Intellectual property is a broad category of property (and the related rights) the law recognizes to enforce ownership of creative inventions—often said to be creations of the mind or of human intellect—including patents, copyrights, trademarks, and trade secrets.
Intellectual property is sometimes referred to as intangible property or rights because it often exists in a person’s mind as an intangible creation of human innovation rather than in the traditional physical forms of real property (real estate) and personal property (personal belongings).
Despite often being created and protected in intangible form in the human mind, intellectual property is often converted to a more physical or tangible form—such as when a song is written on paper or in electronic format on a computer; when a company’s trademark is placed on its website or products; or when a patented process or design is embodied in a piece of machinery or equipment.

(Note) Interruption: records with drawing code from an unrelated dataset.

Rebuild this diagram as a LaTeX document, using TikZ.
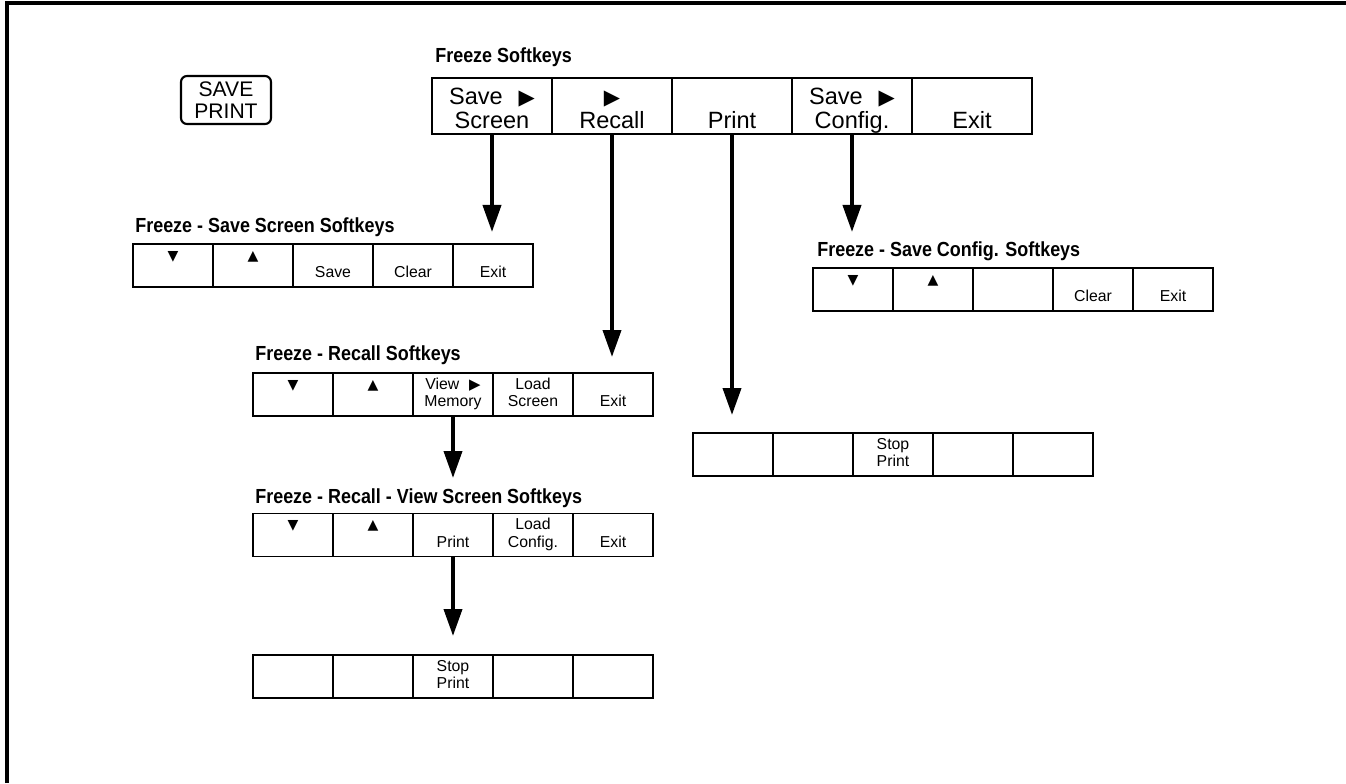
\documentclass[tikz,border=0pt]{standalone}
\usepackage{fontspec}
\setmainfont{Liberation Sans}
\newfontfamily\symfont{DejaVu Sans}
\newfontfamily\titlefont{Liberation Sans}[FakeStretch=0.88]
\usetikzlibrary{arrows.meta}

\newcommand{\dnmark}{{\symfont\fontsize{8}{8}\selectfont ▼}}
\newcommand{\upmark}{{\symfont\fontsize{8}{8}\selectfont ▲}}
\newcommand{\rtmark}{\hspace{.35em}{\symfont\fontsize{8.5}{8.5}\selectfont ▶}}
\newcommand{\rtbig}{\hspace{.4em}{\symfont\fontsize{12}{12}\selectfont ▶}}
\newcommand{\topstrut}{\rule{0pt}{.52cm}}
\newcommand{\botstrut}{\rule[-.1cm]{0pt}{.3cm}}

\begin{document}
\begin{tikzpicture}[
  bigkey/.style={draw,line width=1pt,minimum width=2.4cm,minimum height=1.12cm,inner sep=0pt,align=center,font=\fontsize{13.4}{13.6}\selectfont},
  key/.style={draw,line width=.9pt,minimum width=1.6cm,minimum height=.86cm,inner sep=0pt,align=center,font=\fontsize{9}{9.8}\selectfont},
  title/.style={anchor=base west,inner sep=0pt,font=\fontsize{11.6}{12}\titlefont\bfseries},
  flow/.style={line width=2.2pt,-{Triangle[length=.54cm,width=.36cm]}}]
\useasboundingbox (0,0) rectangle (26.92,15.66);
\draw[line width=2.2pt] (0.14,0) -- (0.14,15.6) -- (26.92,15.6);
\node[draw,line width=1.2pt,rounded corners=.12cm,minimum width=1.8cm,minimum height=.96cm,inner sep=0pt,align=center,font=\fontsize{12}{12.6}\selectfont] (savekey) at (4.52,13.66) {SAVE\\PRINT};
% freeze softkeys
\node[title] (tsk) at (8.7,14.4) {Freeze Softkeys};
\node[bigkey] (sk1) at (9.84,13.54) {\topstrut Save \rtbig\\\botstrut Screen};
\node[bigkey] (sk2) at (12.24,13.54) {\topstrut{\symfont\fontsize{12}{12}\selectfont ▶}\hspace{1.2em}\\\botstrut Recall};
\node[bigkey] (sk3) at (14.64,13.54) {\topstrut\\\botstrut Print};
\node[bigkey] (sk4) at (17.04,13.54) {\topstrut Save \rtbig\\\botstrut Config.};
\node[bigkey] (sk5) at (19.44,13.54) {\topstrut\\\botstrut Exit};
% save screen
\node[title] (tss) at (2.7,11) {Freeze - Save Screen Softkeys};
\node[key] (ss1) at (3.46,10.35) {\dnmark\strut\\\strut};
\node[key] (ss2) at (5.06,10.35) {\upmark\strut\\\strut};
\node[key] (ss3) at (6.66,10.35) {\strut\\\strut Save};
\node[key] (ss4) at (8.26,10.35) {\strut\\\strut Clear};
\node[key] (ss5) at (9.86,10.35) {\strut\\\strut Exit};
% save config
\node[title] (tsc) at (16.34,10.52) {Freeze - Save Config. Softkeys};
\node[key] (sc1) at (17.06,9.87) {\dnmark\strut\\\strut};
\node[key] (sc2) at (18.66,9.87) {\upmark\strut\\\strut};
\node[key] (sc3) at (20.26,9.87) {};
\node[key] (sc4) at (21.86,9.87) {\strut\\\strut Clear};
\node[key] (sc5) at (23.46,9.87) {\strut\\\strut Exit};
% recall
\node[title] (trc) at (5.1,8.46) {Freeze - Recall Softkeys};
\node[key] (rc1) at (5.86,7.77) {\dnmark\strut\\\strut};
\node[key] (rc2) at (7.46,7.77) {\upmark\strut\\\strut};
\node[key] (rc3) at (9.06,7.77) {\strut View \rtmark\\\strut Memory};
\node[key] (rc4) at (10.66,7.77) {\strut Load\\\strut Screen};
\node[key] (rc5) at (12.26,7.77) {\strut\\\strut Exit};
% print
\node[key] (pa1) at (14.66,6.57) {};
\node[key] (pa2) at (16.26,6.57) {};
\node[key] (pa3) at (17.86,6.57) {\strut Stop\\\strut Print};
\node[key] (pa4) at (19.46,6.57) {};
\node[key] (pa5) at (21.06,6.57) {};
% view screen
\node[title] (tvs) at (5.1,5.6) {Freeze - Recall - View Screen Softkeys};
\node[key] (vs1) at (5.86,4.96) {\dnmark\strut\\\strut};
\node[key] (vs2) at (7.46,4.96) {\upmark\strut\\\strut};
\node[key] (vs3) at (9.06,4.96) {\strut\\\strut Print};
\node[key] (vs4) at (10.66,4.96) {\strut Load\\\strut Config.};
\node[key] (vs5) at (12.26,4.96) {\strut\\\strut Exit};
\node[key] (pb1) at (5.86,2.13) {};
\node[key] (pb2) at (7.46,2.13) {};
\node[key] (pb3) at (9.06,2.13) {\strut Stop\\\strut Print};
\node[key] (pb4) at (10.66,2.13) {};
\node[key] (pb5) at (12.26,2.13) {};
% arrows
\coordinate (tip1) at (9.84,11.02);
\coordinate (tip2) at (12.24,8.52);
\coordinate (tip3) at (14.64,7.36);
\coordinate (tip4) at (17.04,11.02);
\coordinate (tip5) at (9.06,6.1);
\coordinate (tip6) at (9.06,2.94);
\draw[flow] (sk1.south) -- (tip1);
\draw[flow] (sk2.south) -- (tip2);
\draw[flow] (sk3.south) -- (tip3);
\draw[flow] (sk4.south) -- (tip4);
\draw[flow] (rc3.south) -- (tip5);
\draw[flow] (vs3.south) -- (tip6);
\end{tikzpicture}
\end{document}
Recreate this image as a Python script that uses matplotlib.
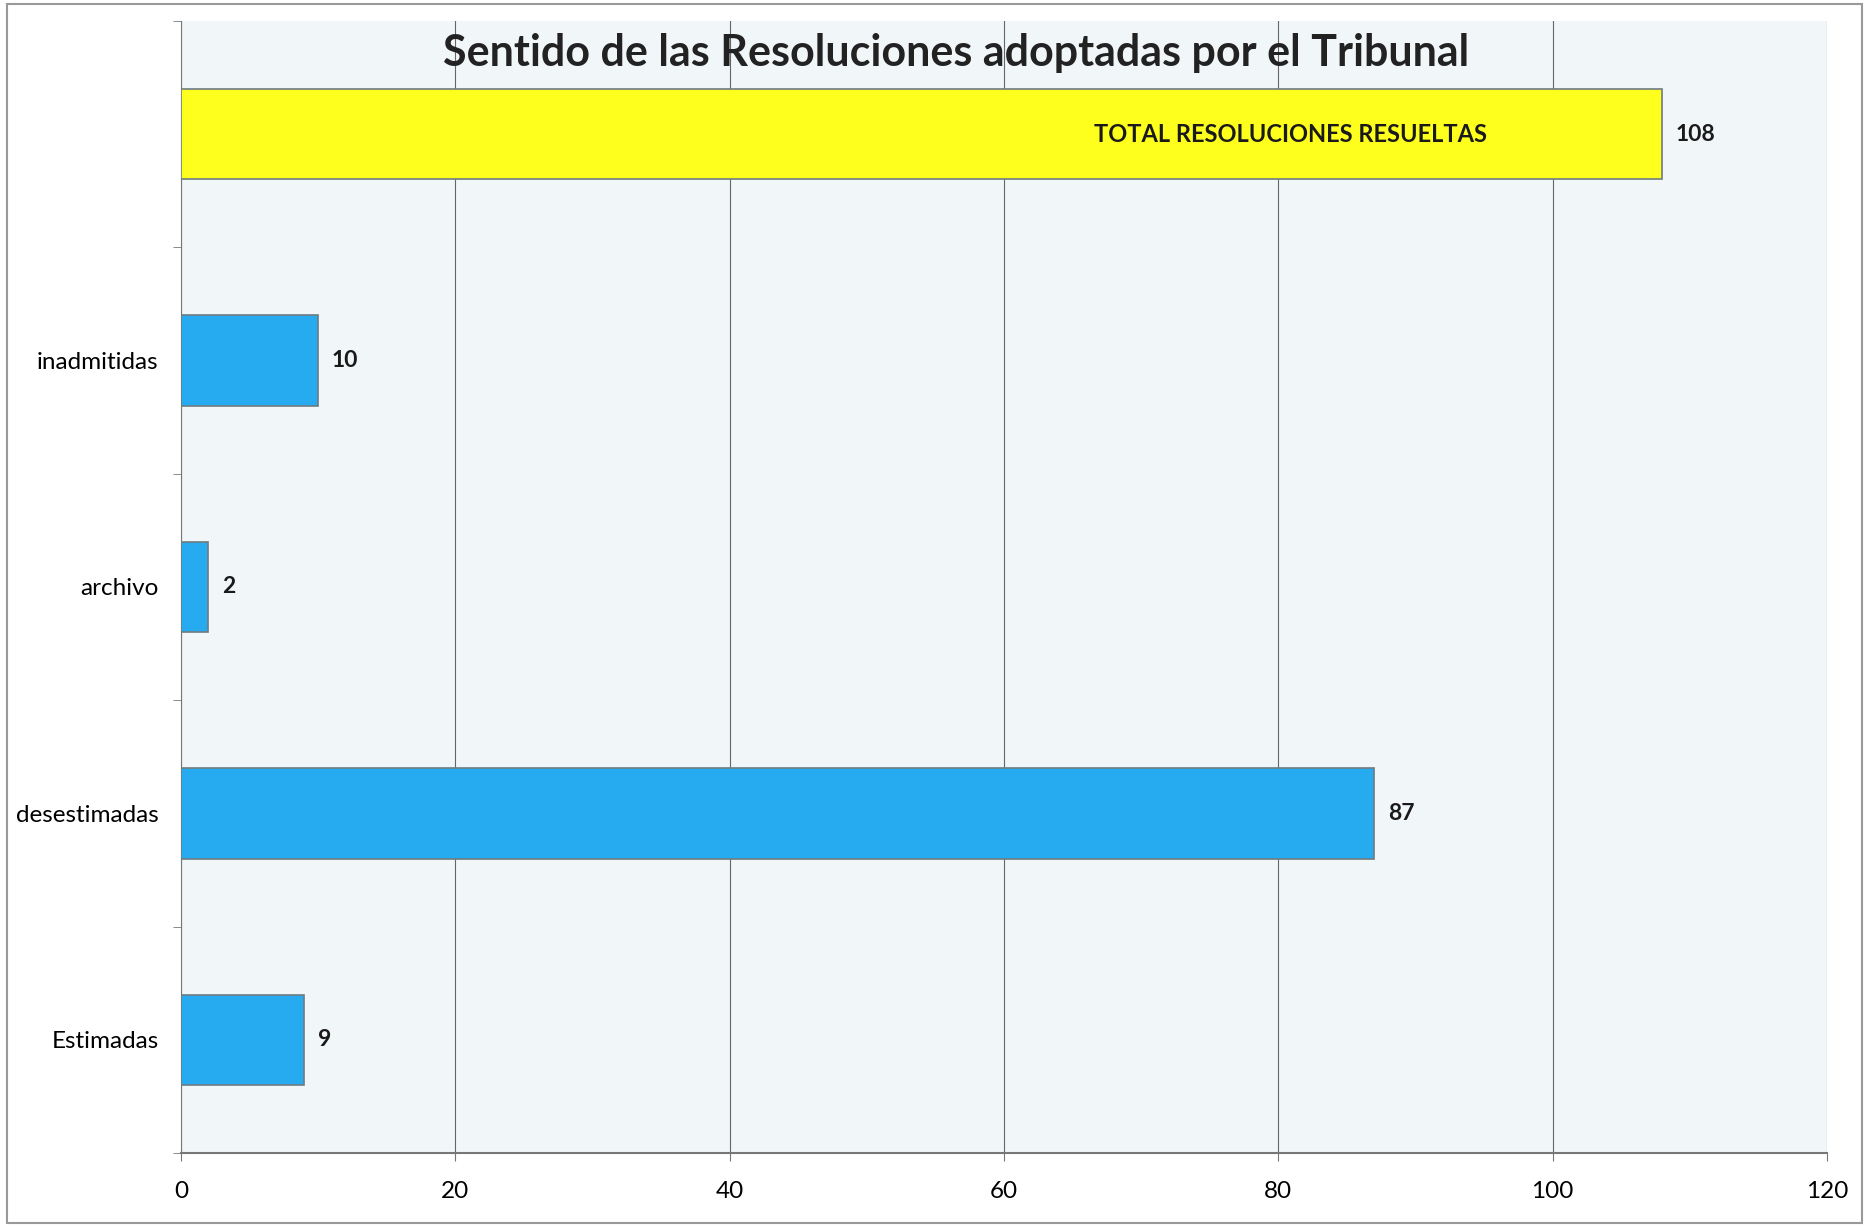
import numpy as np
import matplotlib.pyplot as plt

# bars from bottom to top
categories = ['Estimadas', 'desestimadas', 'archivo', 'inadmitidas', '']
values = [9, 87, 2, 10, 108]
colors = ['#26abf1', '#26abf1', '#26abf1', '#26abf1', '#ffff1e']
total_label = 'TOTAL RESOLUCIONES RESUELTAS'
xticks = [0, 20, 40, 60, 80, 100, 120]

plt.rcParams['font.family'] = ['Lato', 'DejaVu Sans']

fig = plt.figure(figsize=(18.69, 12.27), dpi=100)
ax = fig.add_axes([0.0968, 0.0603, 0.8807, 0.9227])
ax.set_facecolor('#f1f7f9')

y = np.arange(len(categories))
ax.barh(y, values, height=0.4, color=colors, edgecolor='#6e7b80', linewidth=1.2, zorder=3)

for yi, v in zip(y, values):
    ax.text(v + 1.0, yi, str(v), va='center', ha='left', fontsize=16.5, fontweight='bold', color='#1a1a1a')

ax.text(80.9, y[-1], total_label, va='center', ha='center', fontsize=17,
        fontweight='bold', color='#1a1a1a', zorder=4)

ax.set_xlim(0, 120)
ax.set_ylim(-0.5, len(categories) - 0.5)
ax.set_xticks(xticks)
ax.set_xticklabels([str(t) for t in xticks], fontsize=17.5)
ax.set_yticks(y)
ax.set_yticklabels(categories, fontsize=17.5)
ax.tick_params(axis='y', length=0, pad=16)
ax.set_yticks(np.arange(-0.5, len(categories)), minor=True)
ax.tick_params(axis='y', which='minor', length=6, color='#777777')
ax.tick_params(axis='x', length=6, color='#777777', pad=14)

ax.grid(axis='x', color='#666666', linewidth=0.8, zorder=1)
for side in ['top', 'right']:
    ax.spines[side].set_visible(False)
ax.spines['left'].set_color('#777777')
ax.spines['bottom'].set_color('#777777')
ax.spines['bottom'].set_linewidth(1.5)

ax.text(0.471, 0.972, 'Sentido de las Resoluciones adoptadas por el Tribunal',
        transform=ax.transAxes, ha='center', va='center', fontsize=31,
        fontweight='bold', color='#222222', zorder=5)

# outer frame
fig.patches.append(plt.Rectangle((0.004, 0.003), 0.992, 0.994, transform=fig.transFigure,
                                 fill=False, edgecolor='#999999', linewidth=1.5))

fig.savefig('out.png', dpi=100)
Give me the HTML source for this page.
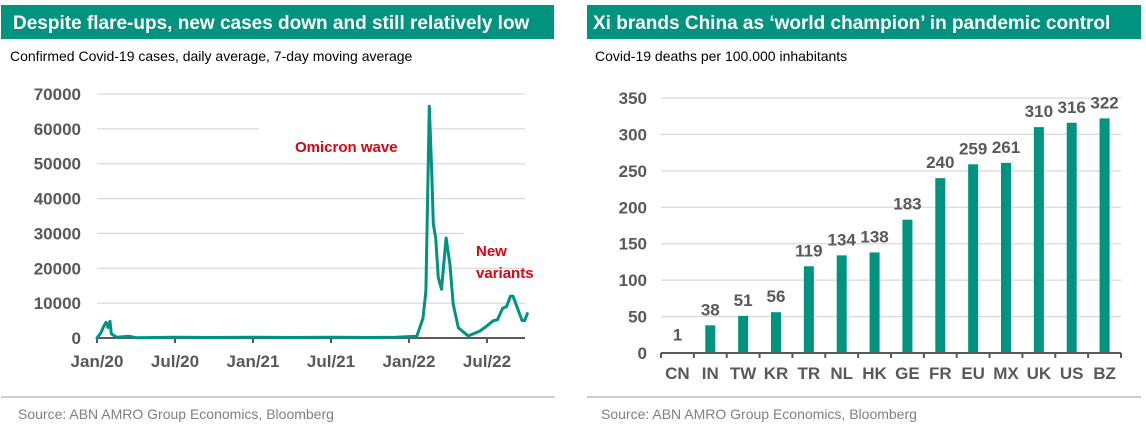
<!DOCTYPE html>
<html><head><meta charset="utf-8">
<style>
body{margin:0;background:#fff;width:1146px;height:426px;overflow:hidden;font-family:"Liberation Sans",Arial,sans-serif;}
svg text{font-family:"Liberation Sans",Arial,sans-serif;}
</style></head>
<body>
<svg id="svg" width="1146" height="426" viewBox="0 0 1146 426">
  <g>
    <rect x="1" y="5" width="553" height="34" fill="#00937f"/>
    <text x="13" y="29" font-size="19" font-weight="bold" fill="#fff">Despite flare-ups, new cases down and still relatively low</text>
    <text x="10" y="61" font-size="14" fill="#000">Confirmed Covid-19 cases, daily average, 7-day moving average</text>
    <g id="leftGrid"></g>
    <g id="leftY"></g>
    <g id="leftX"></g>
    <path id="caseLine" fill="none" stroke="#00937f" stroke-width="3" stroke-linejoin="round" stroke-linecap="round"/>
    <text x="295" y="152" font-size="15" font-weight="bold" fill="#e3000f">Omicron wave</text>
    <text x="476" y="256" font-size="15" font-weight="bold" fill="#e3000f">New</text>
    <text x="476" y="278" font-size="15" font-weight="bold" fill="#e3000f">variants</text>
    <line x1="1" y1="397" x2="555" y2="397" stroke="#bfbfbf" stroke-width="1.5"/>
    <text x="18" y="419" font-size="14" fill="#808080">Source: ABN AMRO Group Economics, Bloomberg</text>
  </g>
  <g>
    <rect x="587" y="5" width="554" height="34" fill="#00937f"/>
    <text x="593" y="29" font-size="19" font-weight="bold" fill="#fff">Xi brands China as ‘world champion’ in pandemic control</text>
    <text x="595" y="61" font-size="14" fill="#000">Covid-19 deaths per 100.000 inhabitants</text>
    <g id="rightGrid"></g>
    <g id="bars"></g>
    <g id="rightX"></g>
    <line x1="587" y1="397" x2="1141" y2="397" stroke="#bfbfbf" stroke-width="1.5"/>
    <text x="601" y="419" font-size="14" fill="#808080">Source: ABN AMRO Group Economics, Bloomberg</text>
  </g>
</svg>
<script>
// Left chart data (months since Jan 2020, daily cases)
const caseMonths = [0,0.3,0.5,0.7,0.85,1.0,1.1,1.5,2.5,3,6,9,12,15,18,21,23,24.6,25.08,25.3,25.56,25.75,25.87,26.05,26.25,26.5,26.85,27.15,27.4,27.8,28.56,29.46,30,30.5,30.8,31.2,31.5,31.8,32.0,32.4,32.7,32.9,33.1];
const caseValues = [0,1500,3200,4500,3000,4800,1200,200,500,100,200,150,200,150,200,150,200,500,5700,13500,66500,47000,32700,28700,17300,14000,28700,21200,9700,2900,600,2000,3500,5000,5200,8500,9000,12000,12000,8000,5000,5000,7000];
const leftTicks = [0,10000,20000,30000,40000,50000,60000,70000];
const xTickLabels = ["Jan/20","Jul/20","Jan/21","Jul/21","Jan/22","Jul/22"];
// Right chart data
const countries = ["CN","IN","TW","KR","TR","NL","HK","GE","FR","EU","MX","UK","US","BZ"];
const deaths = [1,38,51,56,119,134,138,183,240,259,261,310,316,322];
const rightTicks = [0,50,100,150,200,250,300,350];

const NS="http://www.w3.org/2000/svg";
function mk(tag,attrs,parent){const e=document.createElementNS(NS,tag);for(const k in attrs)e.setAttribute(k,attrs[k]);parent.appendChild(e);return e;}

const lx=m=>97+m*13;
const ly=v=>338-v*(244/70000);
const lg=document.getElementById('leftGrid'), lyg=document.getElementById('leftY'), lxg=document.getElementById('leftX');
leftTicks.forEach(t=>{
  if(t>0){
    let segs=[[97,525]];
    if(t===60000) segs=[[97,259],[430,525]];
    if(t===30000) segs=[[97,464]];
    segs.forEach(s=>{
      const l=mk('line',{x1:s[0],x2:s[1],y1:ly(t),y2:ly(t),stroke:'#d9d9d9','stroke-width':1.3},lg);
      
      
    });
  }
  const tx=mk('text',{x:81,y:ly(t)+6,'text-anchor':'end','font-size':17,'font-weight':'bold',fill:'#595959'},lyg);
  tx.textContent=t;
  
  
});
const ax=mk('line',{x1:97,x2:525,y1:338,y2:338,stroke:'#595959','stroke-width':2},lxg);


xTickLabels.forEach((lab,i)=>{
  const x=lx(i*6);
  const tk=mk('line',{x1:x,x2:x,y1:338,y2:343,stroke:'#595959','stroke-width':2},lxg);
  
  
  const tx=mk('text',{x:x,y:367,'text-anchor':'middle','font-size':17,'font-weight':'bold',fill:'#595959'},lxg);
  tx.textContent=lab;
  
  
});
document.getElementById('caseLine').setAttribute('d',caseMonths.map((m,i)=>(i?'L':'M')+lx(m).toFixed(1)+','+ly(caseValues[i]).toFixed(1)).join(''));

const x0=661,x1=1121,bw=(x1-x0)/countries.length;
const ry=v=>353-v*(255/350);
const rg=document.getElementById('rightGrid'), bg=document.getElementById('bars'), rxg=document.getElementById('rightX');
rightTicks.forEach(t=>{
  if(t>0){
    const l=mk('line',{x1:x0,x2:x1,y1:ry(t),y2:ry(t),stroke:'#d9d9d9','stroke-width':1.3},rg);
    
    
  }
  const tx=mk('text',{x:647,y:ry(t)+6,'text-anchor':'end','font-size':17,'font-weight':'bold',fill:'#595959'},rg);
  tx.textContent=t;
  
  
});
countries.forEach((c,i)=>{
  const cx=x0+bw*(i+0.5), v=deaths[i];
  const r=mk('rect',{x:cx-5,y:ry(v),width:10,height:353-ry(v),fill:'#00937f'},bg);
  
  
  const vt=mk('text',{x:cx,y:ry(v)-(i===0?12:10),'text-anchor':'middle','font-size':17,'font-weight':'bold',fill:'#595959'},bg);
  vt.textContent=v;
  
  
  const ct=mk('text',{x:cx,y:379,'text-anchor':'middle','font-size':17,'font-weight':'bold',fill:'#595959'},rxg);
  ct.textContent=c;
  
  
});
const rax=mk('line',{x1:x0,x2:x1,y1:353,y2:353,stroke:'#595959','stroke-width':2},rxg);


for(let i=0;i<=countries.length;i++){
  const t=mk('line',{x1:x0+bw*i,x2:x0+bw*i,y1:353,y2:358,stroke:'#595959','stroke-width':2},rxg);
  
  
}
</script>
</body></html>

In Ohio, as in other states, intellectual property laws are designed to protect the rights of creators and innovators by recognizing their ownership over their unique creations. This includes patents, which protect inventions; copyrights, which cover original works of authorship such as literature, music, and art; trademarks, which protect brand identifiers like logos and slogans; and trade secrets, which safeguard confidential business information that provides a competitive edge. While intellectual property often originates as an intangible concept, it gains legal protection when expressed in a tangible medium, such as written down or recorded. Ohio follows federal intellectual property laws, as these matters are primarily governed by federal statutes like the Patent Act, Copyright Act, Trademark Act, and the Uniform Trade Secrets Act. However, state laws, including those in Ohio, can provide additional remedies against misappropriation and infringement, and may also address issues such as unfair competition and contractual disputes related to intellectual property.